Both the aesthetics of the body and celebrity culture owe much to the classical roots of our Western Culture, and if we really think about it, there is little difference between that today’s celebrities stand for us and what Gods stood for people in Ancient Greece or Rome.


The aesthetics of the body occupies a prominent place in today's world. And indeed, today’s celebrity culture, from tabloids to social media and the arts is deeply entrenched in the aesthetics of the body. Many contemporary artists have been producing work by appropriating the imagery of popular and celebrity culture; one of the main reasons being the desire of generating a criticism of our contemporary society and its obsession with appearance, consumerism, hedonism and the likes.


It is therefore not surprising that the body, its semblance, and the related aesthetics which have been multiplying in endless ways to express the most disparate gender, ethnic, political and social identities, has come to the fore as subjects of contemporary painting.


We have recently discovered Ricardo Coelho, a contemporary Brazilian painter committed to the pictorial exploration of the aesthetics of the body. Both the aesthetics of the body and celebrity culture owe much to the classical roots of our Western Culture, and if we really think about it, there is little difference between that today’s celebrities stand for us and what Gods stood for people in Ancient Greece or Rome. Ricardo Coelho paints the human figure with a masterly technique and a deep interest in exploring the link between celebrity culture and its ability to shape the way people want to look like, aspire to live life and behave in Western societies.
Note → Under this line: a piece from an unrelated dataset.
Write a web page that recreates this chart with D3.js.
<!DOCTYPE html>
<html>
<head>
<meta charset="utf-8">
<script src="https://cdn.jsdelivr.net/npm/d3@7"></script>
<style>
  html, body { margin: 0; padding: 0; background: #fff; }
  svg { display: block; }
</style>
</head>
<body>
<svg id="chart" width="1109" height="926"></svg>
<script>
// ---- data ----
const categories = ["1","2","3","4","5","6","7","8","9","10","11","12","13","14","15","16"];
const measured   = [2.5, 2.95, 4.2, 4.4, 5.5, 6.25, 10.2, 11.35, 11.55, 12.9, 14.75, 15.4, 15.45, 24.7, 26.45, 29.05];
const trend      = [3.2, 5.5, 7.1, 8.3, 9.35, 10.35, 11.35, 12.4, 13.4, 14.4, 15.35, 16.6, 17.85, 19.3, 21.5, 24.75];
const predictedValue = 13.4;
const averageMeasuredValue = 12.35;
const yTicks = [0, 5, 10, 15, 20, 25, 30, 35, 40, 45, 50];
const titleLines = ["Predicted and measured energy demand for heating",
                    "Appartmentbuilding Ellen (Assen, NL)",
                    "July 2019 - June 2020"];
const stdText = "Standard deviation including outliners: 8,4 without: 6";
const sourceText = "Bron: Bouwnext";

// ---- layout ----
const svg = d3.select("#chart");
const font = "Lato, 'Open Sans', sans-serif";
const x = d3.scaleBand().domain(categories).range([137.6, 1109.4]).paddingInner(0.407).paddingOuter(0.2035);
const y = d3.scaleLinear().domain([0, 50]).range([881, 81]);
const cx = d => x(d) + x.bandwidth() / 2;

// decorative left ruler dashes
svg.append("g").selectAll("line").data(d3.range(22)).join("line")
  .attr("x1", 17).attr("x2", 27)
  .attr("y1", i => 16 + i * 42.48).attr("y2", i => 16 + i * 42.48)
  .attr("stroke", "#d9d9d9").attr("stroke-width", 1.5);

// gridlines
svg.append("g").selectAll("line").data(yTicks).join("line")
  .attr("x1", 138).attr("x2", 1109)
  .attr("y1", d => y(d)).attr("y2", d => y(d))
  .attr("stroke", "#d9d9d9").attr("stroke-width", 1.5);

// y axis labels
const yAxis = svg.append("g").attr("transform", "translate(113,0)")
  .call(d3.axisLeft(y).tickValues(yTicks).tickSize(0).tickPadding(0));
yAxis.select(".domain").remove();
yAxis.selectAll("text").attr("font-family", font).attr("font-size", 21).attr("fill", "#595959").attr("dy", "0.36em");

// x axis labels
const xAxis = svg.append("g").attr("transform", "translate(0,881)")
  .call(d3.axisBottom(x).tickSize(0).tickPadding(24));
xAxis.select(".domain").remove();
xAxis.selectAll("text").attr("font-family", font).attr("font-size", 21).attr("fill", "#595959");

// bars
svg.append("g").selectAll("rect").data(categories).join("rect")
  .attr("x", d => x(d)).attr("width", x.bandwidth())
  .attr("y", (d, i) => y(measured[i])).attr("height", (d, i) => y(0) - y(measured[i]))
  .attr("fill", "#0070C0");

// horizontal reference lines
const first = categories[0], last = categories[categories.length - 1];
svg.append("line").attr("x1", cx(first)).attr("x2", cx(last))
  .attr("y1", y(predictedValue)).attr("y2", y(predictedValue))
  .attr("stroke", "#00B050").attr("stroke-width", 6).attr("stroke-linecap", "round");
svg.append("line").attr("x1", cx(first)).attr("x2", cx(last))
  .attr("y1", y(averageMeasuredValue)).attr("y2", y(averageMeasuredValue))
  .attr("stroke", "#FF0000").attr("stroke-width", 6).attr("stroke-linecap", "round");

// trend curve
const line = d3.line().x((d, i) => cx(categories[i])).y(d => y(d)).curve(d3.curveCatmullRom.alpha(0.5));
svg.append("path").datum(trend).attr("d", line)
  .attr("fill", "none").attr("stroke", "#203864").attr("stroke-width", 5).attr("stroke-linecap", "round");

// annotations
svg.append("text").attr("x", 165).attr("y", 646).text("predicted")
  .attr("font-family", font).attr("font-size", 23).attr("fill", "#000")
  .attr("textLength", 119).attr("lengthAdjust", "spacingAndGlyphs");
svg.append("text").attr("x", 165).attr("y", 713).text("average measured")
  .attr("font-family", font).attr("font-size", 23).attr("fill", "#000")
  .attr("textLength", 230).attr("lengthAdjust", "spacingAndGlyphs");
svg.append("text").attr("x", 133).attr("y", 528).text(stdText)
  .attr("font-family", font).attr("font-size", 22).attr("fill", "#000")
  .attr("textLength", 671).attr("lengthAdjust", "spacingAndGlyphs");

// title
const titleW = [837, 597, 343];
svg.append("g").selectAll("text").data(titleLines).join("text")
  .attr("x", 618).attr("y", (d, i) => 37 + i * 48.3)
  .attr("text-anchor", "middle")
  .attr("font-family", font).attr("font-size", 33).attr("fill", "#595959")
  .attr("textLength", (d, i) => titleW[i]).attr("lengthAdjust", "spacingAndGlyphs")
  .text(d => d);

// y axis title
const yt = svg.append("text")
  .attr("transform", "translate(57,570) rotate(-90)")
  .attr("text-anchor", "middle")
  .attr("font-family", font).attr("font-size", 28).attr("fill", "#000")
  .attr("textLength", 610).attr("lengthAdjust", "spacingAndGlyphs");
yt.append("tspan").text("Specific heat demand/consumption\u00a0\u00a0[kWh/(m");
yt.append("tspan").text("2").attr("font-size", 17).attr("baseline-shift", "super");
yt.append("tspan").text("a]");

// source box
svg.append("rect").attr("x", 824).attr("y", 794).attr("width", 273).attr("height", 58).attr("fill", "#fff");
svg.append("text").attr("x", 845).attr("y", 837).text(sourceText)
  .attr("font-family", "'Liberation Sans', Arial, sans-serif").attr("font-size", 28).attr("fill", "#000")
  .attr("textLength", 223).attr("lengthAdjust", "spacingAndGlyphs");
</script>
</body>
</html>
Among Coelho’s conceptual sources are the concept of the classic proposed by Omar Calabrese and the structures of Aby Warburg. The artist is prone to critically approach images separated in time and space without any aesthetic-formal, historical-chronological, or iconographic restriction.


This path unfolds through the analysis of the classical body not only in relation to aesthetic standards and their visual echoes in contemporary art and culture, but also through a close look at the ethical and conceptual dimensions of art production revolving around the body.
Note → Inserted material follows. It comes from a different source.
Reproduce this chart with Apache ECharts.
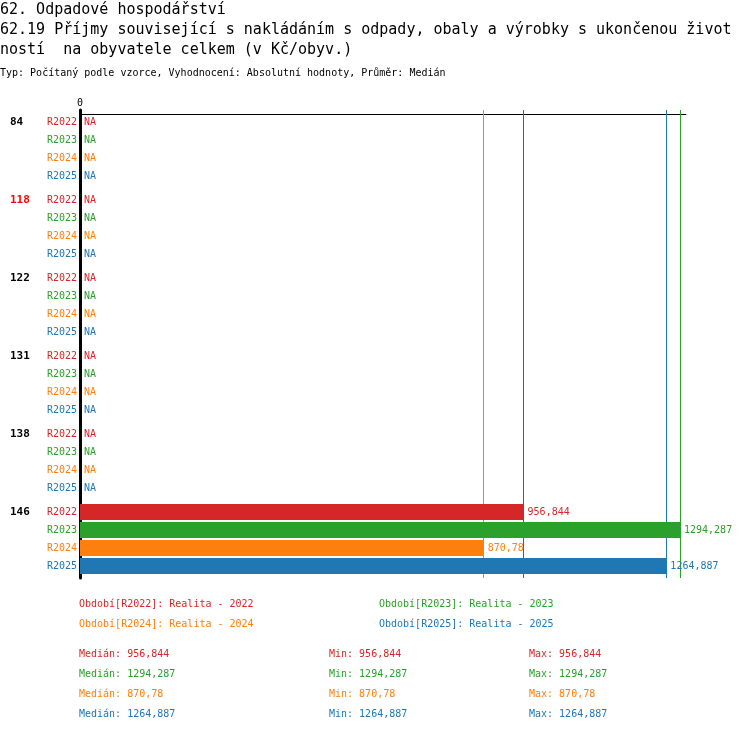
<!DOCTYPE html>
<html lang="cs">

<head>
  <meta charset="UTF-8">
  <title>62.19 Příjmy související s nakládáním s odpady</title>
  <style>
    html, body { margin: 0; padding: 0; background: #fff; }
  </style>
</head>

<body>
  <div id="main" style="width: 750px; height: 732px"></div>

  <script src="https://cdn.jsdelivr.net/npm/echarts@6/dist/echarts.min.js"></script>

  <script>
    // obce (kódy) - 118 je zvýrazněná
    const categories = ['84', '118', '122', '131', '138', '146']
    const highlighted = '118'
    const periods = ['R2022', 'R2023', 'R2024', 'R2025']
    const colors = ['#d62728', '#2ca02c', '#ff7f0e', '#1f77b4']

    // hodnoty po obdobích, null = NA
    const r2022 = [null, null, null, null, null, 956.844]
    const r2023 = [null, null, null, null, null, 1294.287]
    const r2024 = [null, null, null, null, null, 870.78]
    const r2025 = [null, null, null, null, null, 1264.887]
    const values = [r2022, r2023, r2024, r2025]

    const xTicks = [0]

    const FONT = 'DejaVu Sans Mono'
    const fmt = v => String(v).replace('.', ',')

    function stats(arr) {
      const v = arr.filter(x => x !== null).sort((a, b) => a - b)
      const m = v.length % 2 ? v[(v.length - 1) / 2] : (v[v.length / 2 - 1] + v[v.length / 2]) / 2
      return { median: m, min: v[0], max: v[v.length - 1] }
    }

    const allVals = values.flat().filter(x => x !== null)
    const xMax = Math.max(...allVals) * 1.01

    const rich = {
      code: { width: 37, align: 'left', fontWeight: 'bold', fontSize: 11, color: '#000', lineHeight: 18, fontFamily: FONT },
      hl: { width: 37, align: 'left', fontWeight: 'bold', fontSize: 11, color: '#ff0000', lineHeight: 18, fontFamily: FONT }
    }
    periods.forEach((p, i) => {
      rich['r' + i] = { align: 'right', fontSize: 10, color: colors[i], lineHeight: 18, fontFamily: FONT }
    })

    const statRich = {}
    colors.forEach((c, i) => {
      statRich['s' + i] = { color: c, fontSize: 10, fontWeight: 'normal', lineHeight: 20, fontFamily: FONT }
    })

    const st = values.map(stats)
    const statCol = (label, key) => st.map((s, i) => `{s${i}|${label}: ${fmt(s[key])}}`).join('\n')

    const series = periods.map((p, i) => ({
      name: p,
      type: 'bar',
      barWidth: 16,
      barGap: '12.5%',
      itemStyle: { color: colors[i] },
      data: values[i].map(v => (v === null ? 0 : v)),
      label: {
        show: true,
        position: 'right',
        distance: 4,
        color: colors[i],
        fontSize: 10,
        fontFamily: FONT,
        formatter: prm => (values[i][prm.dataIndex] === null ? 'NA' : fmt(prm.value))
      },
      markLine: {
        silent: true,
        z: 1,
        symbol: 'none',
        label: { show: false },
        lineStyle: { color: colors[i], width: 1, type: 'solid' },
        data: [{ xAxis: st[i].median }]
      }
    }))

    const legendItem = i => ({ name: periods[i], textStyle: { color: colors[i] } })
    const legendBase = {
      orient: 'vertical',
      top: 594,
      icon: 'none',
      itemWidth: 0,
      itemHeight: 20,
      itemGap: 0,
      padding: 0,
      selectedMode: false,
      textStyle: { fontFamily: FONT, fontSize: 10, lineHeight: 20 },
      formatter: name => `Období[${name}]: Realita - ${name.slice(1)}`
    }

    const myChart = echarts.init(document.getElementById('main'))

    const option = {
      animation: false,
      backgroundColor: '#fff',
      title: [
        {
          text: '62. Odpadové hospodářství\n62.19 Příjmy související s nakládáním s odpady, obaly a výrobky s ukončenou život\nností  na obyvatele celkem (v Kč/obyv.)',
          left: 0, top: 0, padding: 0,
          textStyle: { fontFamily: FONT, fontSize: 15, fontWeight: 'normal', color: '#000', lineHeight: 20 }
        },
        {
          text: 'Typ: Počítaný podle vzorce, Vyhodnocení: Absolutní hodnoty, Průměr: Medián',
          left: 0, top: 67, padding: 0,
          textStyle: { fontFamily: FONT, fontSize: 10, fontWeight: 'normal', color: '#000', lineHeight: 12 }
        },
        { text: statCol('Medián', 'median'), left: 79, top: 644, padding: 0, textStyle: { fontWeight: 'normal', rich: statRich } },
        { text: statCol('Min', 'min'), left: 329, top: 644, padding: 0, textStyle: { fontWeight: 'normal', rich: statRich } },
        { text: statCol('Max', 'max'), left: 529, top: 644, padding: 0, textStyle: { fontWeight: 'normal', rich: statRich } }
      ],
      legend: [
        Object.assign({}, legendBase, { left: 74, data: [legendItem(0), legendItem(2)] }),
        Object.assign({}, legendBase, { left: 374, data: [legendItem(1), legendItem(3)] })
      ],
      grid: { left: 80, right: 64, top: 110, height: 468, containLabel: false },
      xAxis: {
        type: 'value',
        position: 'top',
        offset: -4,
        min: 0,
        max: xMax,
        axisLine: { show: true, lineStyle: { color: '#000', width: 1 } },
        axisTick: { show: false },
        splitLine: { show: false },
        axisLabel: {
          margin: 6,
          fontFamily: FONT,
          fontSize: 10,
          color: '#000',
          formatter: v => (xTicks.includes(v) ? String(v) : ''),
          showMaxLabel: false
        }
      },
      yAxis: {
        type: 'category',
        inverse: true,
        data: categories,
        axisLine: { show: true, onZero: false, lineStyle: { color: '#000', width: 3 } },
        axisTick: { show: false },
        axisLabel: {
          margin: 3,
          formatter: v => `{${v === highlighted ? 'hl' : 'code'}|${v}}{r0|${periods[0]}}\n{r1|${periods[1]}}\n{r2|${periods[2]}}\n{r3|${periods[3]}}`,
          rich: rich
        }
      },
      series: series
    }

    myChart.setOption(option)
  </script>
</body>

</html>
Ricardo Coelho holds a Post-Doctorate from the Unicamp in Brazil, a PhD in Visual Arts from the Institute of Arts at the Universidade Estadual Paulista (Unesp) (2015), having conducted part of his research at the Universitat de Barcelona (2014), with a sandwich scholarship subsidized by CAPES; Master in Visual Arts from the Institute of Arts at Unesp (2003) and a Bachelor in Fine Arts from the same institution (1999).


Since 2009, he is a professor at the Department of Architecture, Urbanism and Applied Arts of the Federal University of São João del-Rei, in Minas Gerais. He also works as an independent curator, exhibition designer and, as a visual artist, has participated in more than 40 exhibitions of contemporary art and video festivals in spaces such as Casa das Rosas, Centro Cultural São Paulo, Funarte, Fundação Bienal, Centro Cultural Banco do Brasil, besides having participated in the 2nd Cultural Award Sérgio Mota and the VideoBrasil Festival.